Only the number is wanted: how many lines hold the word "code"?

▸ DATA TO USE:
********************

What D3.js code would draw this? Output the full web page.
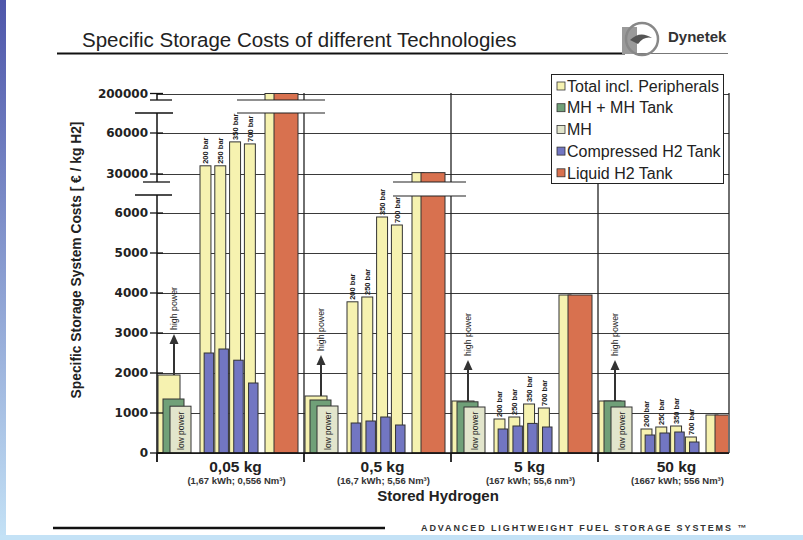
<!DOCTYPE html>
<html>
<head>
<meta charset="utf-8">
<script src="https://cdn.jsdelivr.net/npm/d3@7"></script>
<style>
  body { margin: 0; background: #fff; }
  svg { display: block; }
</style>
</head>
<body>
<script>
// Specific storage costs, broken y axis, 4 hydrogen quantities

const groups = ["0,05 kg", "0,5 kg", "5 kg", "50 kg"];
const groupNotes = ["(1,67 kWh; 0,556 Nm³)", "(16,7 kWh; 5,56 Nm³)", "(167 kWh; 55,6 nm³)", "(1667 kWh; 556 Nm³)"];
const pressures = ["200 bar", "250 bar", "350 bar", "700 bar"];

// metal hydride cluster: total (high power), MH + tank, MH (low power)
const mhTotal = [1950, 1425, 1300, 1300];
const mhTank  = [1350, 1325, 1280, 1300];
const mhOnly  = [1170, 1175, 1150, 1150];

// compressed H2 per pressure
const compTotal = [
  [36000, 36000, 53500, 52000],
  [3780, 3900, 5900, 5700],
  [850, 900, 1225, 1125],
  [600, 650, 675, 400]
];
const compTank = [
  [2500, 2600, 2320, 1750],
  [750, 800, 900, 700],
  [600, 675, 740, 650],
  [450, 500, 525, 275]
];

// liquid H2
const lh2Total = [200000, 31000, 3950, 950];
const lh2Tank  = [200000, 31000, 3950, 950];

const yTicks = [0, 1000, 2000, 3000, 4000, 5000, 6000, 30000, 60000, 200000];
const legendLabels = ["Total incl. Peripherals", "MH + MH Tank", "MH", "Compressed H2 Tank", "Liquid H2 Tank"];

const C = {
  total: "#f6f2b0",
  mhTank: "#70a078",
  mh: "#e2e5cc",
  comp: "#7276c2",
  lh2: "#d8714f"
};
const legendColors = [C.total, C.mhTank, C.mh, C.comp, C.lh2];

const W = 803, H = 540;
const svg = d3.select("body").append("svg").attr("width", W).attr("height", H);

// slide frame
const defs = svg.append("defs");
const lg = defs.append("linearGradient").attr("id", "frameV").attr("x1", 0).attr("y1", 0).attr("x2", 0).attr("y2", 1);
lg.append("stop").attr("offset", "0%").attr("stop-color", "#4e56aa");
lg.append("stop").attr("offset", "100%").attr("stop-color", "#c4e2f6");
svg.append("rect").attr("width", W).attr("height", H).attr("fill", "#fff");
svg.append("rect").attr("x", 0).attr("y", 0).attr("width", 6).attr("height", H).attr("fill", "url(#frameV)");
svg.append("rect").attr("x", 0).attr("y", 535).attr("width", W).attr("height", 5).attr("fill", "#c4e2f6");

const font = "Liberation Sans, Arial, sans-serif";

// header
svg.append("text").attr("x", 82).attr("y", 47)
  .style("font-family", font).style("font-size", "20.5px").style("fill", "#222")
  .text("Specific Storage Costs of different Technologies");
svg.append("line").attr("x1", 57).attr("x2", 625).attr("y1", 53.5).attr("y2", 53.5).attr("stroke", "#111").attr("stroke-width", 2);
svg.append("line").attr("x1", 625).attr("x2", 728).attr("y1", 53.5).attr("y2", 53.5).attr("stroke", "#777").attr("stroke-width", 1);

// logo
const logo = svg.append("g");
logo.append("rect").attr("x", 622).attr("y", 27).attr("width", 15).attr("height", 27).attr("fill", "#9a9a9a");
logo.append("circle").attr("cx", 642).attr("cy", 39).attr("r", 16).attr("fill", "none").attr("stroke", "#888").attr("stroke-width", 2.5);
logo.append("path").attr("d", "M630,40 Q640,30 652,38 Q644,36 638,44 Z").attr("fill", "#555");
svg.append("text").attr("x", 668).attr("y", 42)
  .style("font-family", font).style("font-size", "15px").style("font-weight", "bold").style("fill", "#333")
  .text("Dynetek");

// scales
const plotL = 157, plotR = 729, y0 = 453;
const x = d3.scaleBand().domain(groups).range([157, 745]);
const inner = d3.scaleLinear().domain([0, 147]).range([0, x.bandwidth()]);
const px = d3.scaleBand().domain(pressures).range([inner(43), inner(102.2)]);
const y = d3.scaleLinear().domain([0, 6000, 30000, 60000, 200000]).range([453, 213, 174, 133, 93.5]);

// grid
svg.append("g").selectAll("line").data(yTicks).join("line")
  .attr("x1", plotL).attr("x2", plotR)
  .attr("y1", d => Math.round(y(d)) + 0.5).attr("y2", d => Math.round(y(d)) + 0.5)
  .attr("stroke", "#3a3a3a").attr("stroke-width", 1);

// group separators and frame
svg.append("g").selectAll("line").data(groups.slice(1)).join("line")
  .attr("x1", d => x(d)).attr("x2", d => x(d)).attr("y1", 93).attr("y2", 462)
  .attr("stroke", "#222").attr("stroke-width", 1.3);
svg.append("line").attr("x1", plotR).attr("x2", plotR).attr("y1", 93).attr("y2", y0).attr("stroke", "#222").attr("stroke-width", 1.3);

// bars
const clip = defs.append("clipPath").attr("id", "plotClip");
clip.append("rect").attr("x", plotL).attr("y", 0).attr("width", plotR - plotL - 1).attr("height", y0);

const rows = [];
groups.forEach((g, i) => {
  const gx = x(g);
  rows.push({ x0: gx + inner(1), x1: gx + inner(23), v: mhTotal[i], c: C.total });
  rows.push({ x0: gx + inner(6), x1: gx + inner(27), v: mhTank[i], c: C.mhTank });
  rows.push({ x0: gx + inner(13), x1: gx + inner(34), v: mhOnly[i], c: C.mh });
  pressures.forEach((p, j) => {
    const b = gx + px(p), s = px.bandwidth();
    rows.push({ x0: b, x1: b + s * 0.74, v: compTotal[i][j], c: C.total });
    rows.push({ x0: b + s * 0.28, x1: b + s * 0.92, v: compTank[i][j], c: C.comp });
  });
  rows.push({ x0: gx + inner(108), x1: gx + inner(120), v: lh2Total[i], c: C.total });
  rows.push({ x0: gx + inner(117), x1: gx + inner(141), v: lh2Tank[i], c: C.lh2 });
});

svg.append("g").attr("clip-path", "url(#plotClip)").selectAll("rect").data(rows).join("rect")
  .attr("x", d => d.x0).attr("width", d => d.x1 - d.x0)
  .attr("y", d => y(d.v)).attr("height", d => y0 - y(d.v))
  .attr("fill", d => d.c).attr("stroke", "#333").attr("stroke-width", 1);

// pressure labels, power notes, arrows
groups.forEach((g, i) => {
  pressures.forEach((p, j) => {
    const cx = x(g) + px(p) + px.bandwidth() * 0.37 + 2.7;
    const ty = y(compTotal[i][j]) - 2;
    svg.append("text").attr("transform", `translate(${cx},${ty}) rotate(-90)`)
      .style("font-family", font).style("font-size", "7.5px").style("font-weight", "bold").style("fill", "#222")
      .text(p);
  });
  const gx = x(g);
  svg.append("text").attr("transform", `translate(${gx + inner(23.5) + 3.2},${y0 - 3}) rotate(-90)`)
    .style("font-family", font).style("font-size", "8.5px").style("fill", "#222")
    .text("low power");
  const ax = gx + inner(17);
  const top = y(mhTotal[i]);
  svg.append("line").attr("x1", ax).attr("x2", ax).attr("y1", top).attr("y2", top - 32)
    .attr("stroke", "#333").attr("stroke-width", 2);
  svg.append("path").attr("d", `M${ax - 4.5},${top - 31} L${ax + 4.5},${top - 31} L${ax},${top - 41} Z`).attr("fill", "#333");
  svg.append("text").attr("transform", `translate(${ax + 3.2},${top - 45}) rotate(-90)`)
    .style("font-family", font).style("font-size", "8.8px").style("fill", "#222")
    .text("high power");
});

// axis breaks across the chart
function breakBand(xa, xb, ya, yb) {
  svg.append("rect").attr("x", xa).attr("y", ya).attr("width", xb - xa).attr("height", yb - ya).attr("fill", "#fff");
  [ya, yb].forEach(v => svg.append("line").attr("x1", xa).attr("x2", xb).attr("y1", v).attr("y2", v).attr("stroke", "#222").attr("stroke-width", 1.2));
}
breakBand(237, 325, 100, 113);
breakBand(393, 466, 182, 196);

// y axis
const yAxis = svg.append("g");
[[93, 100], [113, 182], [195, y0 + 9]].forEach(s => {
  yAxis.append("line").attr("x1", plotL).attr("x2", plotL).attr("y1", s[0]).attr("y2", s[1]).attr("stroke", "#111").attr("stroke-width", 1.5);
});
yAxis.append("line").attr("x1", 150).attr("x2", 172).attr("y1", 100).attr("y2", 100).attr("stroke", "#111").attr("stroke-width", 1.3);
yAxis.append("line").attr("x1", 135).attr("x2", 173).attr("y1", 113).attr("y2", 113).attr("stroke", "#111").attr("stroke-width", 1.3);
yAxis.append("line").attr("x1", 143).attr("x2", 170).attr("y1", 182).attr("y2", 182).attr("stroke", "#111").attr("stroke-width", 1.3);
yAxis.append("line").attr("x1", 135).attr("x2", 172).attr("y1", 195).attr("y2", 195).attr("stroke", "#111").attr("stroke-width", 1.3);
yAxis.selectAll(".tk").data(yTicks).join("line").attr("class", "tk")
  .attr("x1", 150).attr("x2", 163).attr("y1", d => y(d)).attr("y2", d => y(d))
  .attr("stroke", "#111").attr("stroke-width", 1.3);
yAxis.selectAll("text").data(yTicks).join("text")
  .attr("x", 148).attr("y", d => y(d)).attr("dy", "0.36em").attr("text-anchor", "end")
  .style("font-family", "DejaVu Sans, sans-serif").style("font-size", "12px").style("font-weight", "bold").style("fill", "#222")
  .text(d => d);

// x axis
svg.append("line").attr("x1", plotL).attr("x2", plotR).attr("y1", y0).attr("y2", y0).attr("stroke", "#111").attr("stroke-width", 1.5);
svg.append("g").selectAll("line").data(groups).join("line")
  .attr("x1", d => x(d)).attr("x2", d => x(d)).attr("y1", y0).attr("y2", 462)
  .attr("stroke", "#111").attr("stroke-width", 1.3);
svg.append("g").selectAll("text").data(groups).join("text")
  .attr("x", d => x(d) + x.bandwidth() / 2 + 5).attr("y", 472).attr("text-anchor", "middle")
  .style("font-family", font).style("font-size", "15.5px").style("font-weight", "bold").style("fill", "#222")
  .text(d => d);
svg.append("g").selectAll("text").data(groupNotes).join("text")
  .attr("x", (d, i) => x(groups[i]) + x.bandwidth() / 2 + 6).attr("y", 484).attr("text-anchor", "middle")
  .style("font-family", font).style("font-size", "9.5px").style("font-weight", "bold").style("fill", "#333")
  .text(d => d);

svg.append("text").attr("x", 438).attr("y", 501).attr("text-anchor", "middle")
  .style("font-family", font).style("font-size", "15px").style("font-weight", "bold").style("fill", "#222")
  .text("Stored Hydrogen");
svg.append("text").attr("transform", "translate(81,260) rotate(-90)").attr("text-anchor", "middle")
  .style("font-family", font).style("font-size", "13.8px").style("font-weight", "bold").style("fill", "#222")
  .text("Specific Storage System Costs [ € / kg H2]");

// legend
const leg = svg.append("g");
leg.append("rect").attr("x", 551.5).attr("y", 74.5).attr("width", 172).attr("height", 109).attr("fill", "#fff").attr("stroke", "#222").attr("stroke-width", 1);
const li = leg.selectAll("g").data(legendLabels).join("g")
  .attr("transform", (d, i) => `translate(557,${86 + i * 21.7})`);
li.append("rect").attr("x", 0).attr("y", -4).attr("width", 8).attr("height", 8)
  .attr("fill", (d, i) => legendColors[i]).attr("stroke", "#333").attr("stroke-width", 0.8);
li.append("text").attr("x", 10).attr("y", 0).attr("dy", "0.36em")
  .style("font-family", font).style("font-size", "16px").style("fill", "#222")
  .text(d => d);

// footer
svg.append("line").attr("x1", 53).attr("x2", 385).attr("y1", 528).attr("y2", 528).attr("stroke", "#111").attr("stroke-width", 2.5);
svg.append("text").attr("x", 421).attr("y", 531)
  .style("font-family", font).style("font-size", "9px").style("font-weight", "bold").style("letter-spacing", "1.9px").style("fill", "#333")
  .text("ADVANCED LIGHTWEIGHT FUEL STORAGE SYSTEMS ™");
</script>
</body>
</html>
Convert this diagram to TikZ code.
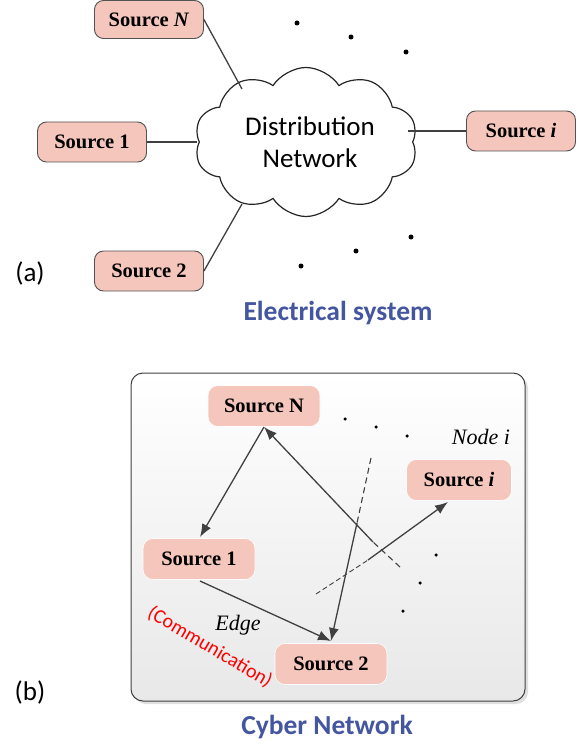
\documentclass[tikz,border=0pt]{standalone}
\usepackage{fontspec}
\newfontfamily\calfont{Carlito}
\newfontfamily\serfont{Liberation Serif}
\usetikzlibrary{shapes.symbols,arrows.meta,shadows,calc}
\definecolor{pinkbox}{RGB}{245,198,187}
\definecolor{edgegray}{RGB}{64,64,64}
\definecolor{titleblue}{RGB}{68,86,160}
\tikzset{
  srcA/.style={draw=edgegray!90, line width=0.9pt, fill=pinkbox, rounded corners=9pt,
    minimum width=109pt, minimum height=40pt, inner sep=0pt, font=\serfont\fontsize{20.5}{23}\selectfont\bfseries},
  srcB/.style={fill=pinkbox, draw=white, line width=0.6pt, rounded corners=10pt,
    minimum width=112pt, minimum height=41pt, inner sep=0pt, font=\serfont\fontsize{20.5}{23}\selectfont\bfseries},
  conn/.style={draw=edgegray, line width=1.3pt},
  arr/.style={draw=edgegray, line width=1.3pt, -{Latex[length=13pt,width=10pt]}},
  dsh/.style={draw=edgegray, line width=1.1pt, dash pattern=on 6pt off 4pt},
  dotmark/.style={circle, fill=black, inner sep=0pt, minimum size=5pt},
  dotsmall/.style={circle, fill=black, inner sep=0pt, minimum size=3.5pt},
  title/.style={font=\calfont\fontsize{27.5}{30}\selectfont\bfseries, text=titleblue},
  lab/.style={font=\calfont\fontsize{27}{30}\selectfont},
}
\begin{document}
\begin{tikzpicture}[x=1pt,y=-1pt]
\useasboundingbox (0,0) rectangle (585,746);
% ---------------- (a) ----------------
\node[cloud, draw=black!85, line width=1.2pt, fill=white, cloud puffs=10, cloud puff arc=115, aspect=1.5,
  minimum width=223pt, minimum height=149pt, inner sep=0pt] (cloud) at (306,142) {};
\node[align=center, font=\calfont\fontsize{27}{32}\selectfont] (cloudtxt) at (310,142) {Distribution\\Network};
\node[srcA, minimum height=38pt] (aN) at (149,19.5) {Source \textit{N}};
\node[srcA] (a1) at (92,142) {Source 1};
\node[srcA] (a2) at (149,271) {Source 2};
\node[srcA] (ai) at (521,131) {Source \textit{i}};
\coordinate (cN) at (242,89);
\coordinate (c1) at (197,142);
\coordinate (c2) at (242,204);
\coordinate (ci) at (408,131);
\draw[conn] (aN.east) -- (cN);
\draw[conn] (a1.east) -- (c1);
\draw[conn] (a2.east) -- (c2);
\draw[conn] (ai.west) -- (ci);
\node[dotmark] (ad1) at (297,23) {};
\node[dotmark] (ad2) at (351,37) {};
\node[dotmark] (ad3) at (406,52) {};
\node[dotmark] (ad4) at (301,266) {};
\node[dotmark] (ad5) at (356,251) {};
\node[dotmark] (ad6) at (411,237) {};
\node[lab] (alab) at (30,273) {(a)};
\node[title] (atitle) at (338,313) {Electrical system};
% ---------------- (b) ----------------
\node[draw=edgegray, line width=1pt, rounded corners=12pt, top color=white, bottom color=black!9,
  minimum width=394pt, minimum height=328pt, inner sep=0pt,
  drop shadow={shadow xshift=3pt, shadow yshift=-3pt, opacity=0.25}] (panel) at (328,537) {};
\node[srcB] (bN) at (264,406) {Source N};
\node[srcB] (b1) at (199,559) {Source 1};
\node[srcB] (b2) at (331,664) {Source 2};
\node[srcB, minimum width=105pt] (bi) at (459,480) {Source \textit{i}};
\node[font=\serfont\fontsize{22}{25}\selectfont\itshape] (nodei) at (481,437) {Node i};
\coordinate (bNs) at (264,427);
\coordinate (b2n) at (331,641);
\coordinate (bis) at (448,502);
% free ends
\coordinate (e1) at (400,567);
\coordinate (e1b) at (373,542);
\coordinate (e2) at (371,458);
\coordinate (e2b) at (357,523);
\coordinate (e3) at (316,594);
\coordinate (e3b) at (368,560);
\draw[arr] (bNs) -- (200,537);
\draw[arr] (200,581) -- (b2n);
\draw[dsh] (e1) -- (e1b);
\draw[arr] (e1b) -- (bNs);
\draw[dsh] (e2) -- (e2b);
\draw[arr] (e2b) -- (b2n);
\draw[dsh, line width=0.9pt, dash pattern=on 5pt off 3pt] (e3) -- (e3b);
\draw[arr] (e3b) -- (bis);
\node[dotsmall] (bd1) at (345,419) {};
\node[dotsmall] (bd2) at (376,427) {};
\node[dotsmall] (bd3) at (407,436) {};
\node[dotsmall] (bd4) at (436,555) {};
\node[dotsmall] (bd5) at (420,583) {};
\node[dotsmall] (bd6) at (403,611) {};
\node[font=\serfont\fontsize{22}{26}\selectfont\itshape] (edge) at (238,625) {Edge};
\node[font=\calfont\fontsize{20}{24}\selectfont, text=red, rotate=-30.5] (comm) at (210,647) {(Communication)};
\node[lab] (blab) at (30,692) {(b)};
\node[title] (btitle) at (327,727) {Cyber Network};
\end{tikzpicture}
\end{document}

********************

▸ CORRECT RESPONSE: 2